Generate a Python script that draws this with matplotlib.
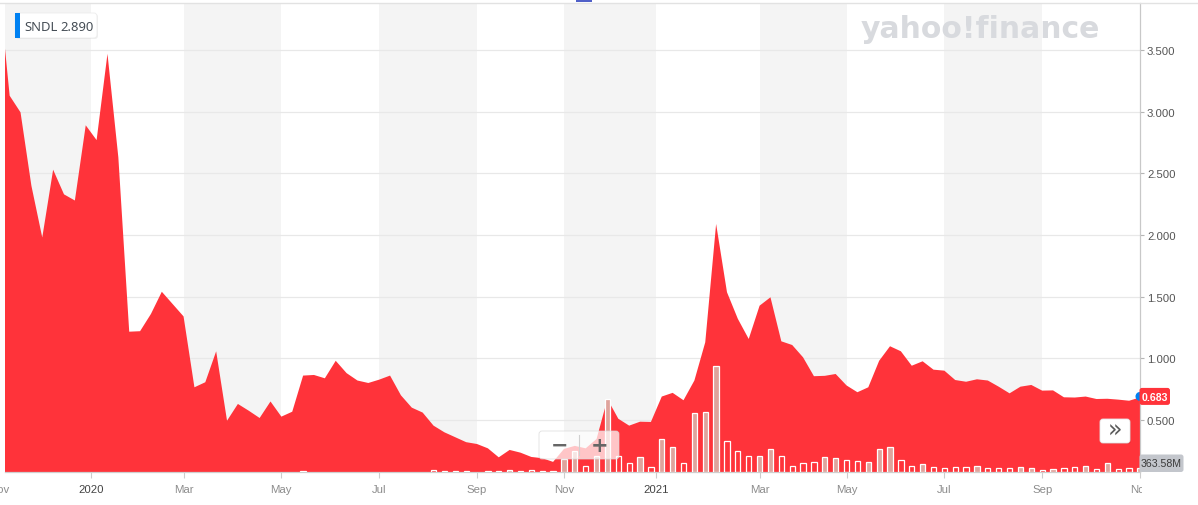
import matplotlib
matplotlib.use("Agg")
import matplotlib.pyplot as plt
import matplotlib.dates as mdates
from matplotlib.patches import FancyBboxPatch, Rectangle, Circle
from matplotlib.transforms import Bbox, TransformedBbox
import pandas as pd

# ---------------- data ----------------
ticker = "SNDL"
legend_price = "2.890"
first_date = "2019-11-01"
weekly_start = "2019-11-04"
weekly_end = "2021-11-01"

close = [3.51,
         3.13, 2.995, 2.40, 1.98, 2.53, 2.33, 2.28, 2.89, 2.77, 3.47,
         2.63, 1.216, 1.22, 1.36, 1.54, 1.44, 1.34, 0.765, 0.806, 1.057,
         0.494, 0.63, 0.575, 0.516, 0.65, 0.527, 0.567, 0.86, 0.865, 0.838,
         0.98, 0.88, 0.82, 0.80, 0.827, 0.86, 0.70, 0.60, 0.56, 0.454,
         0.40, 0.36, 0.32, 0.305, 0.27, 0.197, 0.257, 0.235, 0.20, 0.19,
         0.16, 0.265, 0.29, 0.27, 0.346, 0.67, 0.51, 0.454, 0.486, 0.484,
         0.69, 0.72, 0.66, 0.82, 1.13, 2.09, 1.536, 1.32, 1.157, 1.427,
         1.495, 1.138, 1.108, 1.008, 0.855, 0.858, 0.873, 0.78, 0.725, 0.765,
         0.98, 1.098, 1.057, 0.94, 0.976, 0.908, 0.90, 0.824, 0.81, 0.83,
         0.82, 0.77, 0.716, 0.77, 0.784, 0.738, 0.74, 0.684, 0.682, 0.69,
         0.67, 0.672, 0.665, 0.656, 0.683]

volume_m = [0,
            0, 0, 0, 0, 0, 0, 0, 0, 0, 0,
            0, 0, 0, 0, 0, 0, 0, 0, 0, 0,
            0, 0, 0, 0, 0, 0, 0, 100, 0, 0,
            0, 0, 0, 0, 0, 0, 0, 0, 0, 150,
            130, 140, 130, 0, 120, 130, 230, 120, 150, 120,
            130, 1270, 2030, 560, 1540, 7150, 1540, 850, 1440, 460,
            3230, 2420, 850, 5750, 5850, 10360, 3010, 2030, 1540, 1540,
            2220, 1540, 560, 850, 950, 1440, 1340, 1150, 1050, 950,
            2220, 2420, 1150, 560, 750, 460, 360, 460, 460, 560,
            360, 360, 360, 460, 360, 170, 260, 360, 460, 560,
            260, 850, 260, 360, 363.58]
volume_label = "363.58M"
price_ticks = [0.5, 1.0, 1.5, 2.0, 2.5, 3.0, 3.5]
tick_months = pd.date_range("2019-11-01", "2021-11-01", freq="2MS")

dates = pd.DatetimeIndex([pd.Timestamp(first_date)]).append(
    pd.date_range(weekly_start, weekly_end, freq="7D"))

# ---------------- style ----------------
plt.rcParams["font.family"] = ["Liberation Sans", "DejaVu Sans"]
RED = "#ff333a"
W, H = 1198, 506
AX_L, AX_R, AX_T, AX_B = 5, 1140, 4, 473
rect = [AX_L / W, 1 - AX_B / H, (AX_R - AX_L) / W, (AX_B - AX_T) / H]
YLIM = (0.078, 3.882)

fig = plt.figure(figsize=(W / 100, H / 100), dpi=100)
ax = fig.add_axes(rect)

# tick positions: the week containing the 1st of the month (year ticks half a week earlier)
tick_dates = []
for ms in tick_months:
    d = ms - pd.Timedelta(days=ms.weekday())
    if ms.month == 1:
        d = d - pd.Timedelta(days=3.5)
    tick_dates.append(d)

for i in range(0, len(tick_dates) - 1, 2):
    ax.axvspan(tick_dates[i], tick_dates[i + 1], color="#f4f4f4", lw=0, zorder=0)

ax.set_axisbelow(True)
ax.yaxis.grid(True, color="#e8e8e8", linewidth=0.9)
ax.fill_between(dates, close, -1, color=RED, lw=0, zorder=2)

ax.yaxis.tick_right()
ax.set_yticks(price_ticks)
ax.set_yticklabels([f"{v:.3f}" for v in price_ticks])
ax.tick_params(axis="y", length=3, width=0.8, color="#b5b5b5", pad=2,
               labelsize=8.2, labelcolor="#555555")
for s in ("top", "left"):
    ax.spines[s].set_visible(False)
ax.spines["bottom"].set_color("#cfcfcf")
ax.spines["right"].set_color("#c8c8c8")
ax.spines["bottom"].set_linewidth(0.9)
ax.spines["right"].set_linewidth(0.9)

# volume
axv = fig.add_axes(rect, sharex=ax)
axv.patch.set_visible(False)
axv.axis("off")
xnum = mdates.date2num(dates)
for i in range(len(dates)):
    if volume_m[i] <= 0:
        continue
    up = i > 0 and close[i] >= close[i - 1]
    axv.bar(xnum[i], volume_m[i], width=3.4,
            facecolor="#dfa39c" if up else "none",
            edgecolor="white", linewidth=0.9, zorder=3)

# fix the limits after all drawing (bars autoscale the shared x axis)
ax.set_xlim(dates[0], dates[-1])
ax.set_ylim(*YLIM)
axv.set_ylim(0, 46000)
ax.set_xticks(tick_dates)
ax.tick_params(axis="x", length=4, width=0.8, color="#cccccc", labelbottom=False)
ax.set_xlim(dates[0], dates[-1])

# ---------------- overlay (pixel coordinates) ----------------
ov = fig.add_axes([0, 0, 1, 1], zorder=10)
ov.set_xlim(0, W)
ov.set_ylim(H, 0)
ov.axis("off")
ov.patch.set_visible(False)


def to_px(axis, x, y):
    dx, dy = axis.transData.transform((x, y))
    return dx, H - dy


# top border and range indicator
ov.plot([0, W], [3.5, 3.5], color="#e2e2e2", lw=1)
ov.add_patch(Rectangle((576, 0), 16, 3, color="#5060c8", lw=0))

# x labels (clipped at the right edge of the plot)
clip = TransformedBbox(Bbox([[0, 0], [1142 / W, 1]]), fig.transFigure)
for d, ms in zip(tick_dates, tick_months):
    xp, _ = to_px(ax, mdates.date2num(d), 1)
    is_year = ms.month == 1
    t = ov.text(xp, 490, str(ms.year) if is_year else ms.strftime("%b"),
                ha="center", va="center", fontsize=8.2,
                color="#444444" if is_year else "#8c8c8c")
    t.set_clip_on(True)
    t.set_clip_box(clip)

# legend box
ov.add_patch(FancyBboxPatch((16, 15), 82, 25, boxstyle="round,pad=0,rounding_size=3",
                            fc=(0, 0, 0, 0.06), ec="none"))
ov.add_patch(FancyBboxPatch((15, 14), 82, 25, boxstyle="round,pad=0,rounding_size=3",
                            fc="white", ec="#ececec", lw=0.6))
ov.add_patch(Rectangle((15, 14), 4.5, 25, color="#0081f2", lw=0))
ov.text(24.5, 27, ticker, ha="left", va="center", fontsize=9.4,
        family="Noto Sans", color="#464e56")
ov.text(60, 27, legend_price, ha="left", va="center", fontsize=9.4,
        family="Noto Sans", color="#464e56")

# watermark
ov.text(980, 38, "yahoo!finance", ha="center", va="baseline", fontsize=21.5,
        fontweight="bold", family="DejaVu Sans", color="#d8dade")

# zoom controls
ov.add_patch(FancyBboxPatch((539, 432), 80, 28, boxstyle="round,pad=0,rounding_size=3",
                            fc=(1, 1, 1, 0.72), ec=(0.85, 0.85, 0.85, 0.8), lw=0.6))
ov.plot([579, 579], [436, 456], color="#d0d0d0", lw=0.8)
ov.text(560, 446, "\u2212", ha="center", va="center", fontsize=15,
        fontweight="bold", family="DejaVu Sans", color="#666666")
ov.text(600, 446, "+", ha="center", va="center", fontsize=15,
        fontweight="bold", family="DejaVu Sans", color="#666666")

# scroll button
ov.add_patch(FancyBboxPatch((1101, 421), 30, 24, boxstyle="round,pad=0,rounding_size=3",
                            fc=(0, 0, 0, 0.08), ec="none"))
ov.add_patch(FancyBboxPatch((1100, 420), 30, 24, boxstyle="round,pad=0,rounding_size=3",
                            fc="white", ec="#e6e6e6", lw=0.6))
ov.text(1115, 431, "\u00bb", ha="center", va="center", fontsize=17,
        family="DejaVu Sans", color="#5a5a5a")

# last price marker and label
xl, yl = to_px(ax, xnum[-1], close[-1])
ov.add_patch(Circle((xl, yl - 1), 4.5, color="#0081f2", lw=0))
ov.add_patch(FancyBboxPatch((1139.5, yl - 9.5), 30.5, 17, boxstyle="round,pad=0,rounding_size=2.5",
                            fc=RED, ec="none"))
ov.text(1154.8, yl - 0.8, f"{close[-1]:.3f}", ha="center", va="center", fontsize=7.6,
        fontweight="bold", color="white")

# last volume label
ov.add_patch(FancyBboxPatch((1139.5, AX_B - 17.5), 44, 17.5, boxstyle="round,pad=0,rounding_size=2.5",
                            fc="#c3c6cc", ec="none"))
ov.text(1161.5, AX_B - 8.6, volume_label, ha="center", va="center", fontsize=7.6,
        color="#3a3a3a")

fig.savefig("out.png", dpi=100)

§ PROBLEM TO SOLVE
Restate only the lines running from the start of the material above through the line containing "0.67, 0.672, 0.665, 0.656, 0.683]", ends included. No pictures.

§ RIGHT ANSWER
Generate a Python script that draws this with matplotlib.
import matplotlib
matplotlib.use("Agg")
import matplotlib.pyplot as plt
import matplotlib.dates as mdates
from matplotlib.patches import FancyBboxPatch, Rectangle, Circle
from matplotlib.transforms import Bbox, TransformedBbox
import pandas as pd

# ---------------- data ----------------
ticker = "SNDL"
legend_price = "2.890"
first_date = "2019-11-01"
weekly_start = "2019-11-04"
weekly_end = "2021-11-01"

close = [3.51,
         3.13, 2.995, 2.40, 1.98, 2.53, 2.33, 2.28, 2.89, 2.77, 3.47,
         2.63, 1.216, 1.22, 1.36, 1.54, 1.44, 1.34, 0.765, 0.806, 1.057,
         0.494, 0.63, 0.575, 0.516, 0.65, 0.527, 0.567, 0.86, 0.865, 0.838,
         0.98, 0.88, 0.82, 0.80, 0.827, 0.86, 0.70, 0.60, 0.56, 0.454,
         0.40, 0.36, 0.32, 0.305, 0.27, 0.197, 0.257, 0.235, 0.20, 0.19,
         0.16, 0.265, 0.29, 0.27, 0.346, 0.67, 0.51, 0.454, 0.486, 0.484,
         0.69, 0.72, 0.66, 0.82, 1.13, 2.09, 1.536, 1.32, 1.157, 1.427,
         1.495, 1.138, 1.108, 1.008, 0.855, 0.858, 0.873, 0.78, 0.725, 0.765,
         0.98, 1.098, 1.057, 0.94, 0.976, 0.908, 0.90, 0.824, 0.81, 0.83,
         0.82, 0.77, 0.716, 0.77, 0.784, 0.738, 0.74, 0.684, 0.682, 0.69,
         0.67, 0.672, 0.665, 0.656, 0.683]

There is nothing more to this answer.